Shifting to Automated Transmissions

Is there an automatic transmission in your future?

Automatics are the choice in more than half of all new medium-duty trucks, but self-shifting transmissions in various forms are built into only a small number of heavy-duty units. Yet that number is growing, simply because automated shifting makes it physically easier to drive big trucks. And that is important to companies trying to recruit and train new drivers.

Technology is helping to set a trend that could have a major impact on over-the-road trucking, mainly by reducing driver workload. The key is faster communication between the engine and the transmission. Truck drivers may not know much about the J1939 high-speed data link, but it lets them keep their attention on the road rather than on the gear shift.

Developed by the German company Bosch and adopted in North America by the Society of Automotive Engineers, the J1939 runs as much as 10 times faster than previous data links. It allows automatic transmissions in trucks to operate more efficiently and cheaply.



SAE came up with the J1939 label, which has no particular meaning. But among truck engineers worldwide, J1939 means “fast.”

The J1939 link is “quicker, smarter and bigger” than previous data links, said Al Lesesky, president of Vehicle Enhancement Systems in Rock Hill, S.C., and a consultant on electronics for heavy trucks.

The electronic stream of the advanced link runs at 250 kilobaud — 250,000 bits of data per second. This capacity makes room for antilock braking, with its automatic traction control, to send messages to the engine between the data spurts from the transmission.

J1939’s baud rate also means the reaction of electronic controls is more agile. The engine tells the transmission how fast it’s spinning and, through the speedometer sensor, how fast the vehicle is traveling. The transmission reacts to that information and to power demands from the driver, through the electronic accelerator pedal, to pick the right gear for the situation.

If a shift is needed, the transmission tells the engine to speed up or slow down to synchronize gear speed. This is what the driver does on a double-clutch or float-shift (without the clutch) on a manual transmission, which on a heavy truck has no mechanical synchronizers. With automation, the transmission and engine synchronize to make gear changes, leaving the driver free to keep the truck under control.

The engine-transmission interface also can be made with mechanical links. Vacuum and pneumatic lines controlled shifting of automatic transmissions in the “old days,” but they are more complex and less precise. Now, electronic data links greatly improve the function, leading to a number of new products from manufacturers.

Electronic controls and data links were adopted by General Motors’ Allison Transmission Division for its latest fully automatic products and some earlier models. Allisons have a big following in urban and suburban service. They go into almost six of 10 new mid-range trucks, as well as in most school and transit buses. Demand is so high that Allison can’t build enough.
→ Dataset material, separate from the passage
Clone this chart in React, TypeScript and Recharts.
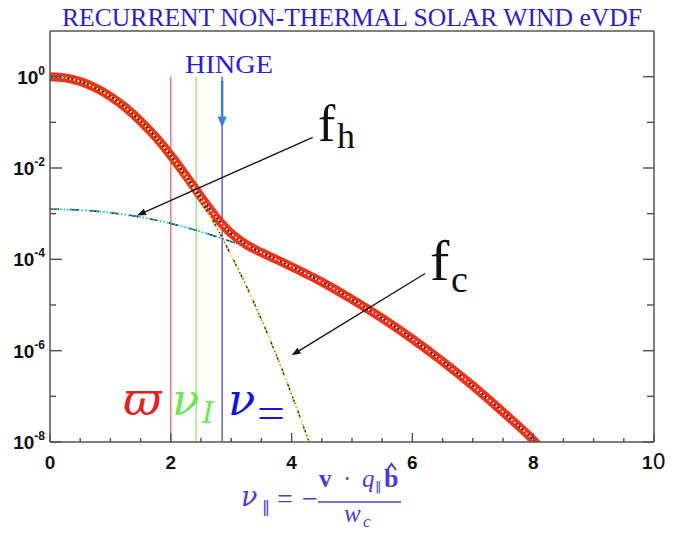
import React from "react"
import { LineChart, Line, XAxis, YAxis, ReferenceLine } from "recharts"

// normalised speed along B (units of w_c)
const coreV = [0, 0.25, 0.5, 0.75, 1, 1.25, 1.5, 1.75, 2, 2.25, 2.5, 2.75, 3, 3.25, 3.5, 3.75, 4, 4.25, 4.5]
const coreF = [1, 0.939, 0.779, 0.57, 0.368, 0.21, 0.105, 0.0468, 0.0183, 6.3e-3, 1.93e-3, 5.2e-4, 1.23e-4, 2.6e-5, 4.8e-6, 7.8e-7, 1.1e-7, 1.4e-8, 1.6e-9]

const haloV = [0, 0.5, 1, 1.5, 2, 2.5, 3, 3.5, 4, 4.5, 5, 5.5, 6, 6.5, 7, 7.5, 8, 8.5]
const haloF = [1.26e-3, 1.2e-3, 1.05e-3, 8.4e-4, 6.1e-4, 4.0e-4, 2.45e-4, 1.36e-4, 6.9e-5, 3.2e-5, 1.33e-5, 5.1e-6, 1.8e-6, 5.8e-7, 1.7e-7, 4.5e-8, 1.1e-8, 2.5e-9]

const totalV = [0, 0.25, 0.5, 0.75, 1, 1.25, 1.5, 1.75, 2, 2.25, 2.5, 2.75, 3, 3.25, 3.5, 3.75, 4, 4.5, 5, 5.5, 6, 6.5, 7, 7.5, 8, 8.25]
const totalF = [1.0, 0.94, 0.78, 0.571, 0.369, 0.211, 0.106, 0.0475, 0.0189, 6.8e-3, 2.33e-3, 8.4e-4, 3.7e-4, 2.1e-4, 1.41e-4, 9.9e-5, 6.9e-5, 3.2e-5, 1.33e-5, 5.1e-6, 1.8e-6, 5.8e-7, 1.7e-7, 4.5e-8, 1.1e-8, 4.7e-9]

const xTicks = [0, 0.5, 1, 1.5, 2, 2.5, 3, 3.5, 4, 4.5, 5, 5.5, 6, 6.5, 7, 7.5, 8, 8.5, 9, 9.5, 10]
const yTicks = [1e-8, 1e-7, 1e-6, 1e-5, 1e-4, 1e-3, 1e-2, 1e-1, 1]

// marker positions: varpi, nu_I, nu_= (hinge)
const markerV = [2.0, 2.42, 2.85]
const markerColors = ["#f06464", "#8ee878", "#4a4ad8"]

const toRows = (v: number[], f: number[]) => v.map((x, i) => ({ v: x, f: f[i] }))
const core = toRows(coreV, coreF)
const halo = toRows(haloV, haloF)
const total = toRows(totalV, totalF)

const AX = "#555"
const W = 694
const H = 533

const arrow = (color: string, width: number, len: number, half: number) => (p: any) => {
  const { x1, y1, x2, y2 } = p
  const a = Math.atan2(y2 - y1, x2 - x1)
  const bx = x2 - len * Math.cos(a)
  const by = y2 - len * Math.sin(a)
  const nx = -Math.sin(a) * half
  const ny = Math.cos(a) * half
  return (
    <g>
      <line x1={x1} y1={y1} x2={bx} y2={by} stroke={color} strokeWidth={width} />
      <polygon points={`${x2},${y2} ${bx + nx},${by + ny} ${bx - nx},${by - ny}`} fill={color} />
    </g>
  )
}

const BottomTick = (p: any) => {
  const { x, y, payload } = p
  const v = payload.value
  const major = v % 2 === 0
  return (
    <g>
      <line x1={x} x2={x} y1={y} y2={y - (major ? 9 : 4)} stroke={AX} strokeWidth={1.5} />
      {major && (
        <text x={x} y={y + 27} textAnchor="middle" fontFamily="Liberation Sans" fontWeight="bold" fontSize={19} fill="#111">
          {v === 10 ? (
            <>
              <tspan>1</tspan>
              <tspan fontWeight="normal" fontFamily="DejaVu Sans" fontSize={21}>0</tspan>
            </>
          ) : v}
        </text>
      )}
    </g>
  )
}

const TopTick = (p: any) => {
  const { x, y, payload } = p
  const major = payload.value % 2 === 0
  return <line x1={x} x2={x} y1={y} y2={y + (major ? 7 : 4)} stroke={AX} strokeWidth={1.5} />
}

const LeftTick = (p: any) => {
  const { x, y, payload } = p
  const e = Math.round(Math.log10(payload.value))
  const major = e % 2 === 0
  return (
    <g>
      <line x1={x} x2={x + (major ? 12 : 6)} y1={y} y2={y} stroke={AX} strokeWidth={1.5} />
      {major && (
        <text x={x - 5} y={y + 7} textAnchor="end" fontFamily="Liberation Sans" fontWeight="bold" fontSize={19} fill="#111">
          10<tspan dy={-9} fontSize={12}>{e}</tspan>
        </text>
      )}
    </g>
  )
}

const RightTick = (p: any) => {
  const { x, y, payload } = p
  const e = Math.round(Math.log10(payload.value))
  const major = e % 2 === 0
  return <line x1={x} x2={x - (major ? 11 : 7)} y1={y} y2={y} stroke={AX} strokeWidth={1.5} />
}

const serif = "Liberation Serif"
const mathBlue = "#4b3bd6"

function Overlay() {
  return (
    <svg width={W} height={H} style={{ position: "absolute", left: 0, top: 0, pointerEvents: "none" }}>
      <text x={62} y={26} fontFamily={serif} fontSize={25} fill="#2b1dcc" textLength={580} lengthAdjust="spacingAndGlyphs">
        RECURRENT NON-THERMAL SOLAR WIND eVDF
      </text>
      <text x={185} y={73} fontFamily={serif} fontSize={26} fill="#2d20d8" textLength={88} lengthAdjust="spacingAndGlyphs">
        HINGE
      </text>

      <text x={318} y={141} fontFamily={serif} fontSize={52} fill="#111">f</text>
      <text x={337} y={148} fontFamily={serif} fontSize={36} fill="#111">h</text>
      <text x={430} y={280} fontFamily={serif} fontSize={58} fill="#111">f</text>
      <text x={451} y={292} fontFamily={serif} fontSize={38} fill="#111">c</text>

      <text x={123} y={415} fontFamily="DejaVu Serif" fontStyle="italic" fontSize={47} fill="#e02424">ϖ</text>
      <text x={172} y={415} fontFamily="DejaVu Serif" fontStyle="italic" fontSize={45} fill="#6ee850">ν</text>
      <text x={202} y={423} fontFamily="DejaVu Serif" fontStyle="italic" fontSize={30} fill="#6ee850">I</text>
      <text x={228} y={415} fontFamily="DejaVu Serif" fontStyle="italic" fontSize={45} fill="#1414e0">ν</text>
      <text x={257} y={427} fontFamily={serif} fontSize={42} fill="#1414e0" textLength={28} lengthAdjust="spacingAndGlyphs">=</text>

      <g fill={mathBlue}>
        <text x={241} y={506} fontFamily="DejaVu Serif" fontStyle="italic" fontSize={27}>ν</text>
        <text x={262} y={512} fontFamily="DejaVu Sans" fontSize={16}>‖</text>
        <text x={277} y={508} fontFamily={serif} fontSize={28}>=</text>
        <text x={302} y={508} fontFamily={serif} fontSize={28}>−</text>
        <text x={319} y={487} fontFamily={serif} fontWeight="bold" fontSize={25}>v</text>
        <text x={343} y={487} fontFamily={serif} fontSize={25}>·</text>
        <text x={362} y={487} fontFamily={serif} fontStyle="italic" fontSize={25}>q</text>
        <text x={375} y={491} fontFamily="DejaVu Sans" fontSize={13}>‖</text>
        <text x={384} y={487} fontFamily={serif} fontWeight="bold" fontSize={26}>b</text>
        <path d="M387 470 L391.5 464 L396 470" fill="none" stroke={mathBlue} strokeWidth={2} />
        <line x1={318} x2={401} y1={502} y2={502} stroke={mathBlue} strokeWidth={1.5} />
        <text x={344} y={522} fontFamily={serif} fontStyle="italic" fontSize={25}>w</text>
        <text x={363} y={527} fontFamily={serif} fontStyle="italic" fontSize={17}>c</text>
      </g>
    </svg>
  )
}

export default function App() {
  return (
    <div style={{ position: "absolute", left: 0, top: 0, width: W, height: H, background: "#fff" }}>
      <LineChart width={W} height={H} margin={{ top: 30, right: 39, bottom: 90, left: 49 }}>
        <XAxis dataKey="v" type="number" domain={[0, 10]} ticks={xTicks} interval={0} height={1}
          tickSize={0} tickMargin={0} tickLine={false} axisLine={{ stroke: AX, strokeWidth: 1.5 }} tick={<BottomTick />} />
        <XAxis xAxisId="t" orientation="top" dataKey="v" type="number" domain={[0, 10]} ticks={xTicks} interval={0} height={1}
          tickSize={0} tickMargin={0} tickLine={false} axisLine={{ stroke: AX, strokeWidth: 1.5 }} tick={<TopTick />} />
        <YAxis type="number" scale="log" domain={[1e-8, 10]} allowDataOverflow ticks={yTicks} interval={0} width={1}
          tickSize={0} tickMargin={0} tickLine={false} axisLine={{ stroke: AX, strokeWidth: 1.5 }} tick={<LeftTick />} />
        <YAxis yAxisId="r" orientation="right" type="number" scale="log" domain={[1e-8, 10]} allowDataOverflow ticks={yTicks}
          interval={0} width={1} tickSize={0} tickMargin={0} tickLine={false} axisLine={{ stroke: AX, strokeWidth: 1.5 }} tick={<RightTick />} />

        {markerV.map((m, i) => (
          <ReferenceLine key={m} segment={[{ x: m, y: 1 }, { x: m, y: 1e-8 }]} stroke={markerColors[i]} strokeWidth={1.3} />
        ))}

        {/* halo */}
        <Line data={halo} dataKey="f" type="monotone" stroke="#111" strokeWidth={1.4} strokeDasharray="9 11" dot={false} activeDot={false} isAnimationActive={false} />
        <Line data={halo} dataKey="f" type="monotone" stroke="#2fc0d2" strokeWidth={2} strokeDasharray="0.1 3.5" strokeLinecap="round" dot={false} activeDot={false} isAnimationActive={false} />

        {/* total */}
        <Line data={total} dataKey="f" type="monotone" stroke="#ee331d" strokeWidth={9} dot={false} activeDot={false} isAnimationActive={false} />
        <Line data={total} dataKey="f" type="monotone" stroke="#222" strokeWidth={1.4} strokeDasharray="10 6" dot={false} activeDot={false} isAnimationActive={false} />
        <Line data={total} dataKey="f" type="monotone" stroke="#fff" strokeWidth={1.8} strokeDasharray="0.1 4" strokeLinecap="round" dot={false} activeDot={false} isAnimationActive={false} />

        {/* core */}
        <Line data={core} dataKey="f" type="monotone" stroke="#222" strokeWidth={1.4} strokeDasharray="8 3 1 3" dot={false} activeDot={false} isAnimationActive={false} />
        <Line data={core} dataKey="f" type="monotone" stroke="#f2e238" strokeWidth={2} strokeDasharray="0.1 4" strokeLinecap="round" dot={false} activeDot={false} isAnimationActive={false} />

        <ReferenceLine segment={[{ x: 2.85, y: 0.81 }, { x: 2.85, y: 0.077 }]} ifOverflow="visible" shape={arrow("#3a7fd0", 2.5, 11, 4.5)} />
        <ReferenceLine segment={[{ x: 4.35, y: 0.047 }, { x: 1.44, y: 9.1e-4 }]} ifOverflow="visible" shape={arrow("#111", 1.3, 9, 3.5)} />
        <ReferenceLine segment={[{ x: 6.21, y: 4.9e-5 }, { x: 4.0, y: 7.9e-7 }]} ifOverflow="visible" shape={arrow("#111", 1.3, 9, 3.5)} />
      </LineChart>
      <Overlay />
    </div>
  )
}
Such demand creates opportunities for automated mechanical transmissions — AMTs — from other builders. Eaton, Meritor Wabco and Transmission Technology Corp., which makes Spicer-brand products, now offer transmissions with varying degrees of automation. The more work the electronic controls do, the higher the price. But most AMTs cost one- to two-thirds less than Allison’s full automatics.

Lower price means AMTs eventually will take some market share in mid-range trucks from Allison, their makers believe. Transmission Technology thinks manual products will keep a third of the market, with Allison and other manufacturers splitting the remainder evenly.

Large-scale conversions to “shiftlessness” began last year for highway fleets. U.S. Xpress and H.O. Wolding are among carriers that began purchasing tractors with Eaton’s AutoShift, which retains a manual clutch and clutch pedal for starting and stopping but does most of the shifting work.

Previously, fleets bought lesser forms of automation that shifted only the top two gears. But this constitutes more than 90% of the shifting work once a highway tractor is under way. Various Fuller and Spicer transmissions have this feature.